On the plus side, the lightness means you can spray liberally without any risk of overwhelming people. 8-10 sprays? Go for it. It's forgiving in a way that stronger fragrances aren't.
When Should You Wear This?
Summer. CK One was born for summer. Hot days, beach trips, casual outings, gym (if you're the type to wear fragrance to the gym) — this is where it lives. The clean, citrus-forward profile works perfectly in heat.
Spring is great too. Fall and winter? Not ideal. The light composition gets completely swallowed by cold air and layers of clothing. You'd burn through half a bottle trying to get any presence out of it.
This is a strictly daytime, casual fragrance.

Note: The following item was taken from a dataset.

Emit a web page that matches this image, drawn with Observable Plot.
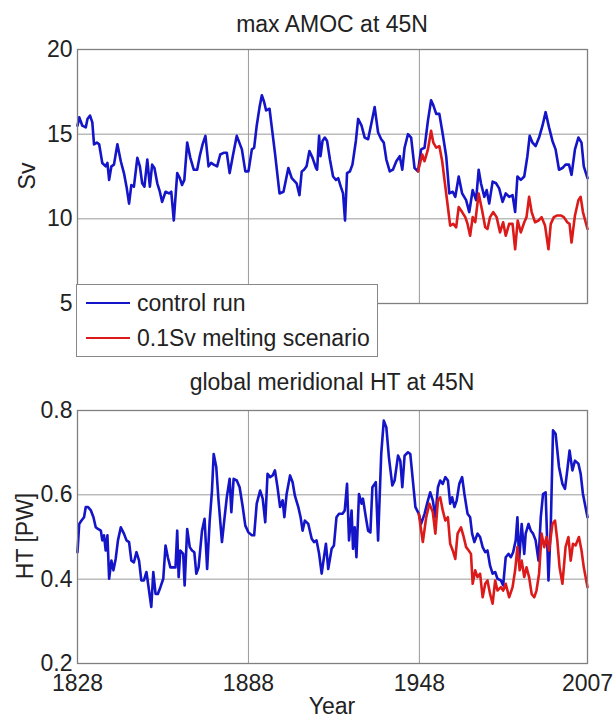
<!DOCTYPE html>
<html><head><meta charset="utf-8">
<script src="https://cdn.jsdelivr.net/npm/d3@7"></script>
<script src="https://cdn.jsdelivr.net/npm/@observablehq/plot@0.6"></script>
<style>
body{margin:0;background:#fff;}
#wrap{position:relative;width:614px;height:718px;font-family:"Liberation Sans",Arial,sans-serif;color:#222;overflow:hidden;}
.abs{position:absolute;white-space:nowrap;}
.title{font-size:23px;line-height:24px;height:24px;width:510px;left:77px;text-align:center;}
.ylab{font-size:23px;line-height:24px;height:24px;width:200px;text-align:center;transform:rotate(-90deg);}
#legend{left:76px;top:284px;width:302px;height:73px;box-sizing:border-box;border:1.5px solid #888;background:#fff;}
.lline{position:absolute;left:9px;width:44px;height:2.5px;}
.ltext{position:absolute;left:60px;font-size:23px;line-height:24px;height:24px;}
</style></head>
<body><div id="wrap"></div>
<script>
// ---- data ----
const ctrlAmocYear = [1828.0,1828.6,1829.7,1830.9,1831.5,1832.4,1833.2,1833.8,1834.8,1835.6,1836.7,1837.9,1838.5,1839.1,1839.9,1840.8,1842.0,1843.2,1844.3,1845.2,1846.1,1846.9,1847.8,1849.0,1849.9,1850.7,1851.5,1852.5,1853.4,1854.2,1855.0,1856.0,1856.9,1857.7,1858.9,1860.1,1860.9,1861.8,1863.0,1863.9,1864.7,1865.5,1866.5,1867.6,1868.8,1870.0,1870.9,1871.9,1872.9,1874.0,1874.9,1875.8,1877.0,1878.1,1879.3,1880.4,1881.4,1882.5,1883.9,1885.7,1886.9,1888.0,1889.2,1890.0,1890.9,1891.9,1892.7,1893.5,1894.2,1895.4,1896.2,1897.3,1898.9,1900.3,1902.0,1903.2,1904.9,1905.9,1906.7,1907.5,1908.4,1909.4,1910.5,1911.7,1912.1,1912.8,1913.3,1914.0,1914.8,1915.6,1916.6,1917.7,1918.7,1919.5,1920.4,1921.2,1921.9,1922.6,1923.6,1924.5,1925.7,1926.5,1927.7,1928.8,1930.0,1931.1,1932.3,1933.5,1934.6,1935.5,1936.4,1937.6,1938.7,1939.9,1941.1,1942.0,1942.8,1944.0,1945.1,1946.3,1947.5,1948.6,1949.8,1951.0,1952.1,1952.9,1953.9,1955.0,1956.2,1957.4,1958.5,1959.7,1960.6,1961.8,1963.0,1964.4,1965.5,1966.7,1967.9,1968.8,1969.6,1970.8,1971.6,1972.5,1973.7,1974.9,1976.0,1977.2,1978.3,1979.5,1980.7,1981.6,1982.4,1983.6,1984.8,1985.9,1986.7,1987.7,1988.8,1990.0,1991.2,1992.3,1993.5,1994.7,1995.8,1997.0,1998.2,1999.3,2000.5,2001.4,2002.6,2003.8,2004.9,2005.7,2007.0];
const ctrlAmoc = [15.5,16.0,15.5,15.4,15.9,16.1,15.7,14.4,14.5,14.4,13.3,13.1,13.3,12.3,13.1,13.2,14.4,13.4,12.7,11.9,10.9,12.0,11.9,13.6,13.1,12.1,11.9,13.5,11.9,13.2,13.0,12.1,11.6,11.0,11.6,11.5,11.6,9.9,12.7,12.4,12.0,12.3,14.5,13.6,12.9,12.9,13.7,14.4,14.9,13.1,13.3,13.2,13.1,13.8,13.9,13.9,12.7,13.7,14.9,14.1,12.8,12.8,14.1,14.2,15.5,16.6,17.3,16.9,16.4,16.5,15.4,13.9,11.5,11.6,13.0,12.4,12.1,11.4,12.8,12.9,13.1,14.0,13.6,13.0,12.9,14.9,13.7,14.6,14.8,14.6,13.5,12.5,12.3,12.4,11.9,11.5,9.9,12.7,12.8,13.2,14.6,15.9,15.5,14.8,14.7,15.6,16.6,15.1,14.7,14.5,13.5,12.8,12.9,13.4,13.7,12.9,14.2,15.0,14.8,13.0,12.8,14.1,14.2,15.8,17.0,16.7,16.2,16.2,15.0,13.7,11.5,11.6,11.3,12.5,11.5,11.1,10.4,11.7,11.1,12.9,12.1,11.3,11.7,10.9,12.2,12.1,11.8,11.0,11.5,11.3,11.4,10.4,12.5,12.3,12.5,13.7,14.9,14.5,14.3,14.8,15.5,16.3,15.4,14.6,14.1,12.9,13.0,13.2,13.2,12.6,14.1,14.8,14.5,13.1,12.4];
const meltAmocYear = [1947.5,1949.0,1949.8,1951.0,1952.1,1952.9,1953.9,1955.0,1956.0,1956.8,1958.0,1958.8,1959.9,1960.9,1961.8,1963.0,1964.1,1964.9,1965.8,1966.7,1967.6,1968.8,1970.0,1971.1,1971.9,1972.8,1973.9,1975.1,1976.3,1977.4,1978.3,1979.5,1980.7,1981.6,1982.5,1983.6,1984.8,1985.6,1986.5,1987.4,1988.6,1989.8,1990.9,1992.1,1993.3,1994.1,1995.2,1996.4,1997.6,1998.7,1999.9,2000.7,2001.4,2002.6,2003.8,2004.6,2005.4,2007.0];
const meltAmoc = [12.8,13.8,13.4,14.1,15.2,14.5,14.2,14.3,13.4,12.3,10.7,9.6,9.7,9.5,10.7,10.4,10.1,9.7,9.0,10.1,9.8,11.5,10.5,9.5,9.4,10.1,10.4,10.1,9.2,9.8,9.0,9.7,9.7,8.2,9.9,9.2,9.8,10.1,11.3,10.4,9.8,9.9,10.1,9.6,8.2,9.7,10.1,10.2,10.2,10.1,9.8,9.7,8.6,10.2,11.1,11.3,10.4,9.4];

const ctrlHtYear = [1828.0,1828.6,1829.4,1830.3,1830.9,1831.7,1832.7,1833.6,1834.4,1835.2,1836.2,1836.7,1837.3,1837.9,1838.5,1839.1,1839.9,1840.6,1841.4,1842.2,1843.2,1844.3,1845.2,1846.1,1846.9,1847.8,1848.7,1849.6,1850.4,1851.3,1852.2,1853.1,1853.9,1854.6,1855.4,1856.2,1857.1,1858.1,1858.9,1859.7,1860.6,1861.6,1862.4,1863.0,1863.5,1864.1,1865.1,1865.6,1866.5,1867.4,1868.2,1869.0,1869.7,1870.5,1871.7,1872.6,1873.5,1874.4,1875.2,1875.8,1876.7,1877.5,1878.7,1879.5,1880.4,1881.4,1882.0,1882.8,1883.9,1884.9,1886.0,1886.9,1888.0,1889.2,1890.0,1890.9,1892.1,1893.0,1893.9,1894.7,1895.6,1896.5,1897.3,1898.2,1899.1,1900.0,1900.6,1901.4,1902.6,1903.5,1904.3,1905.5,1906.3,1907.0,1907.8,1909.0,1910.2,1911.0,1911.9,1912.8,1913.7,1914.5,1915.2,1916.0,1917.2,1918.0,1918.9,1919.8,1921.0,1921.8,1922.6,1923.3,1924.2,1924.7,1925.3,1925.9,1926.8,1927.7,1928.2,1929.2,1930.0,1930.8,1931.5,1932.7,1933.5,1934.6,1935.5,1936.4,1937.3,1938.5,1939.3,1940.5,1941.3,1942.0,1942.8,1944.0,1944.8,1945.7,1946.6,1947.8,1948.6,1949.8,1951.0,1951.8,1952.7,1953.6,1954.5,1955.3,1956.2,1957.1,1958.0,1958.8,1959.5,1960.3,1961.1,1962.0,1963.0,1963.8,1964.9,1965.8,1966.5,1967.3,1968.4,1969.3,1970.2,1971.1,1971.9,1972.8,1973.7,1974.6,1975.4,1976.6,1977.4,1978.3,1979.3,1980.1,1980.9,1981.8,1982.4,1983.0,1983.9,1984.8,1985.3,1986.3,1987.1,1987.9,1988.8,1989.8,1990.6,1991.4,1992.3,1993.3,1994.1,1994.9,1995.8,1997.0,1998.2,1999.1,1999.9,2000.7,2001.7,2002.6,2003.8,2004.6,2005.4,2007.0];
const ctrlHt = [0.464,0.531,0.539,0.547,0.571,0.571,0.563,0.547,0.523,0.519,0.515,0.492,0.504,0.468,0.504,0.401,0.444,0.421,0.448,0.492,0.523,0.508,0.492,0.488,0.444,0.440,0.464,0.444,0.397,0.397,0.417,0.373,0.334,0.417,0.365,0.365,0.381,0.401,0.480,0.452,0.428,0.428,0.428,0.515,0.405,0.468,0.460,0.385,0.519,0.476,0.468,0.464,0.413,0.428,0.515,0.543,0.424,0.539,0.610,0.697,0.666,0.587,0.488,0.539,0.594,0.638,0.559,0.638,0.634,0.618,0.571,0.527,0.511,0.504,0.504,0.579,0.610,0.591,0.535,0.650,0.642,0.646,0.658,0.618,0.571,0.587,0.547,0.602,0.646,0.630,0.598,0.571,0.547,0.515,0.539,0.531,0.496,0.488,0.492,0.460,0.413,0.452,0.484,0.424,0.472,0.480,0.547,0.555,0.555,0.563,0.626,0.492,0.563,0.472,0.523,0.452,0.602,0.579,0.591,0.547,0.515,0.511,0.618,0.630,0.492,0.697,0.776,0.760,0.689,0.622,0.634,0.693,0.681,0.618,0.693,0.701,0.697,0.634,0.571,0.555,0.531,0.555,0.587,0.606,0.587,0.547,0.618,0.634,0.626,0.642,0.634,0.579,0.594,0.571,0.587,0.626,0.642,0.602,0.555,0.547,0.508,0.488,0.508,0.500,0.476,0.464,0.468,0.432,0.413,0.417,0.401,0.397,0.385,0.452,0.460,0.452,0.464,0.492,0.547,0.444,0.531,0.460,0.508,0.531,0.515,0.508,0.492,0.444,0.547,0.602,0.606,0.397,0.523,0.753,0.745,0.666,0.626,0.614,0.658,0.705,0.658,0.681,0.674,0.650,0.602,0.547];
const meltHtYear = [1947.8,1949.2,1950.4,1951.5,1952.7,1953.6,1954.5,1955.3,1956.2,1957.1,1958.0,1958.8,1959.7,1960.6,1961.4,1962.6,1963.4,1964.4,1965.3,1966.1,1966.7,1967.6,1968.4,1969.3,1970.2,1971.1,1971.9,1972.8,1973.7,1974.6,1975.4,1976.6,1977.4,1978.3,1979.5,1980.7,1981.6,1982.4,1983.2,1983.9,1984.8,1985.6,1986.5,1987.4,1988.3,1989.1,1990.0,1990.9,1991.8,1992.6,1993.5,1994.7,1995.6,1996.4,1997.2,1998.2,1999.3,2000.3,2001.1,2001.9,2002.8,2004.0,2004.9,2005.7,2007.0];
const meltHt = [0.555,0.488,0.547,0.579,0.559,0.508,0.587,0.594,0.563,0.539,0.547,0.484,0.468,0.448,0.508,0.523,0.504,0.476,0.468,0.460,0.389,0.421,0.405,0.413,0.357,0.389,0.397,0.365,0.342,0.397,0.373,0.381,0.373,0.389,0.357,0.381,0.421,0.476,0.421,0.444,0.405,0.428,0.405,0.365,0.357,0.373,0.413,0.508,0.476,0.500,0.468,0.531,0.539,0.492,0.428,0.389,0.476,0.500,0.444,0.484,0.480,0.500,0.468,0.428,0.381];

const xDomain = [1828, 2007];
const xTicks = [1828, 1888, 1948, 2007];
const amocTicks = [5, 10, 15, 20];
const htTicks = [0.2, 0.4, 0.6, 0.8];
const seriesNames = ["control run", "0.1Sv melting scenario"];
const titles = ["max AMOC at 45N", "global meridional HT at 45N"];
const yLabels = ["Sv", "HT [PW]"];
const xLabel = "Year";

// ---- styles ----
const BLUE = "#1414c8", RED = "#dc1a1a", GRID = "#9a9a9a", FRAME = "#808080";
const FONT = '"Liberation Sans", Arial, sans-serif';
const zip = (xs, ys) => xs.map((x, i) => ({x, y: ys[i]}));

const wrap = document.getElementById("wrap");
function addDiv(cls, text, css) {
  const d = document.createElement("div");
  d.className = "abs " + cls;
  d.textContent = text;
  Object.assign(d.style, css);
  wrap.appendChild(d);
  return d;
}

function panel({ctrl, melt, yDomain, yTicks, yFmt, showX, height, marginBottom, top}) {
  const p = Plot.plot({
    width: 614, height,
    marginLeft: 77, marginRight: 27, marginTop: 49, marginBottom,
    style: {fontFamily: FONT, fontSize: "23px", color: "#222", background: "transparent", overflow: "visible"},
    x: showX
      ? {domain: xDomain, ticks: xTicks, tickFormat: d => String(d), tickSize: 0, tickPadding: 11, label: null}
      : {domain: xDomain, axis: null},
    y: {domain: yDomain, ticks: yTicks, tickFormat: yFmt, tickSize: 0, tickPadding: 5, label: null},
    marks: [
      Plot.ruleY(yTicks.slice(1, -1), {stroke: GRID, strokeWidth: 1}),
      Plot.ruleX(xTicks.slice(1, -1), {stroke: GRID, strokeWidth: 1}),
      Plot.line(ctrl, {x: "x", y: "y", stroke: BLUE, strokeWidth: 2.6, strokeLinejoin: "round"}),
      Plot.line(melt, {x: "x", y: "y", stroke: RED, strokeWidth: 2.6, strokeLinejoin: "round"}),
      Plot.frame({stroke: FRAME, strokeWidth: 1.3})
    ]
  });
  p.style.position = "absolute";
  p.style.left = "0px";
  p.style.top = top + "px";
  wrap.appendChild(p);
}

panel({ctrl: zip(ctrlAmocYear, ctrlAmoc), melt: zip(meltAmocYear, meltAmoc),
  yDomain: [5, 20], yTicks: amocTicks, yFmt: d => String(d), showX: false,
  height: 330, marginBottom: 27, top: 0});
panel({ctrl: zip(ctrlHtYear, ctrlHt), melt: zip(meltHtYear, meltHt),
  yDomain: [0.2, 0.8], yTicks: htTicks, yFmt: d3.format(".1f"), showX: true,
  height: 357, marginBottom: 55, top: 361});

// titles and labels
addDiv("title", titles[0], {top: "12px"});
addDiv("title", titles[1], {top: "370px"});
addDiv("ylab", yLabels[0], {left: (27 - 100) + "px", top: (176 - 12) + "px"});
addDiv("ylab", yLabels[1], {left: (25 - 100) + "px", top: (536 - 12) + "px"});
addDiv("title", xLabel, {top: "694px"});

// legend
const leg = addDiv("", "", {});
leg.id = "legend";
[[BLUE, 18], [RED, 53]].forEach(([c, cy], i) => {
  const ln = document.createElement("div");
  ln.className = "lline";
  ln.style.background = c;
  ln.style.top = (cy - 1.25) + "px";
  leg.appendChild(ln);
  const t = document.createElement("div");
  t.className = "ltext";
  t.textContent = seriesNames[i];
  t.style.top = (cy - 12) + "px";
  leg.appendChild(t);
});
</script></body></html>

Wearing CK One to a date or fancy dinner would be like showing up in flip flops — technically you're there, but you're underdressed.
The Honest Downsides
The performance is genuinely bad. There's no way to spin it. In 2025, with designer fragrances in the $30 range lasting 8+ hours, CK One lasting 2-4 hours feels almost inexcusable. You'll be respraying constantly.
It also smells... basic. And I don't mean that as an insult necessarily, but if you've explored even a handful of modern fresh fragrances, CK One is going to feel one-dimensional. It was revolutionary in 1994. In 2025, there are tons of fragrances that do "clean and fresh" with more complexity and better performance.
The unisex positioning, which was groundbreaking at the time, has also been done to death by now. Every other brand has a unisex line. CK One's uniqueness as a concept has been diluted by decades of imitators.
Honestly, CK One today lives more on nostalgia and brand recognition than on merit. That's not a diss — nostalgia is powerful. But if you're evaluating it purely as a fragrance in 2025, it's hard to justify over newer options.
Should You Buy It?
At its price point (it's genuinely cheap), CK One is worth having for what it is: a dead-simple, clean, fresh daily beater for warm weather. It's impossible to hate, impossible to offend anyone with, and if you grew up in the 90s, one spray might teleport you back in time.
Skip it if you want performance, complexity, or anything that makes a statement. CK One is the plain white t-shirt of fragrances — nothing wrong with it, but nobody's going to compliment you on it.
Rating: 6/10
Historically significant, universally inoffensive, and dirt cheap. But by 2025 standards, it's outclassed in almost every way by newer options. Worth owning for the price and the nostalgia factor, but let's not pretend it's competing with modern freshy fragrances. Respect the legacy, adjust your expectations.